Affaire bien mystérieuse que celle de Lee Bo, 65 ans, un libraire de Causeway Bay, disparu le 30 décembre. Immédiatement, ses proches et clients soupçonnaient un kidnapping. Car sa librairie et maison d’édition s’était fait une spécialité d’ouvrages d’un genre spécial…
—entre licencieux et scandaleux, notamment sur la vie privée des dirigeants chinois.
Quatre jours après, Lee se manifestait par fax depuis Shenzhen : passé de l’autre côté de la frontière « par ses propres moyens », il « coopérait avec les autorités ». Mais l’histoire comportait plusieurs invraisemblances, à commencer par la langue du message, en mandarin, quoique Lee Bo s’exprime en cantonais, et le fait qu’il n’avait pas ses papiers sur lui, selon son épouse. De plus, il avait récemment réaffirmé ne jamais vouloir mettre les pieds sur le continent, « pour sa sécurité ».
Avant Bo, quatre collaborateurs ont disparu depuis octobre—trois en Chine, un en Thaïlande — sans que les disparitions ne déclenchent sur le « rocher » inquiétudes ou protestations.
En plus de sa citoyenneté hongkongaise, Lee Bo détenait un passeport britannique. Mais Londres fait profil bas, se bornant après 6 jours à déclarer son « profond souci », rappelant à Pékin sa promesse de « respecter la liberté de presse » dans l’ex-colonie de la Couronne, et suggérant qu’un kidnapping politique sur sol hongkongais serait un accroc grave au principe d’« un pays, deux systèmes ». Il faut dire que D. Cameron, le Premier ministre britannique, compte sur de forts investissements chinois (en urbanisme, transports, énergie…) sur son sol, et ne désire pas compromettre la relation.
Pékin se tait encore, sur le fond, mais émet nombre de « petites phrases », comme pour préparer l’opinion. Ainsi le 6 janvier, Wang Yi, ministre des Affaires Etrangères, estime qu’avant d’être britannique, Lee est Chinois, et donc redevable de ses actes devant la justice de son pays.
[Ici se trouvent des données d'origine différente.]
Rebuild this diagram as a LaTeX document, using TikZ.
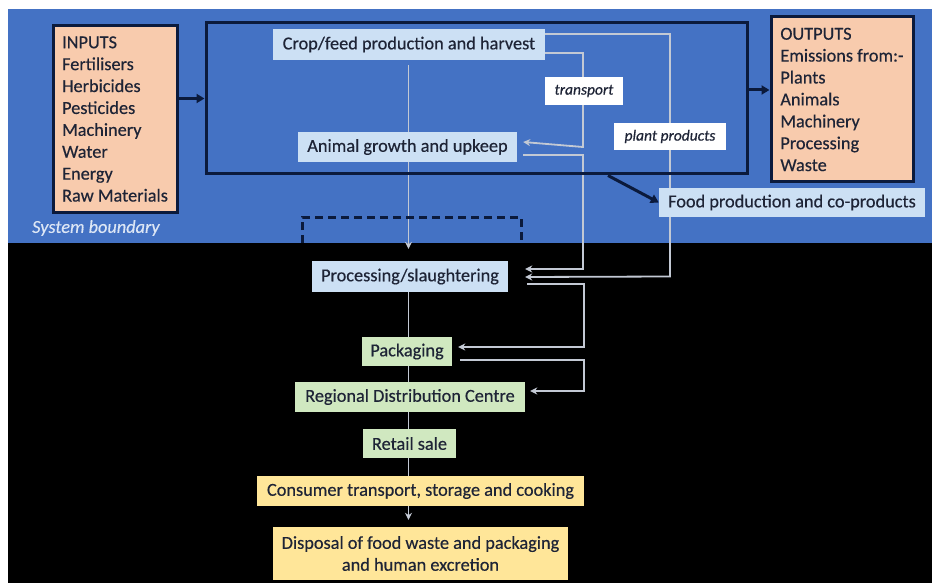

Lee Bo a-t-il été kidnappé ou bien exfiltré « de plein gré » sous pression d’agents venus le convaincre ? L’avenir le dira, tout comme le sort que Pékin lui réserve… En attendant, l’effet est clair, et peut donner une indication sur l’objectif : sans attendre, d’autres libraires tel le groupe « Page One », retirent des rayons leurs ouvrages risquant de déplaire à la Chine.
Dans le même registre, C.Y. Leung le Chief Executive, retirer de facto à l’Université de Hong Kong son droit autonome, historique, d’élire son Président : le 31 décembre, le professeur Arthur Li, pro-Pékin, était nommé, malgré 98% de votes défavorables et la préférence quasi-unanime à Johannes Chan, candidat plus libéral.
Ces deux péripéties simultanées, témoignent chacune d’un recul des libertés insulaires. Comme si chaque année désormais, les droits hérités du Royaume-Uni, devaient être limés, pour arriver en 2047, à l’issue des 50 ans du Traité, à une Hong Kong, ville chinoise « comme les autres ».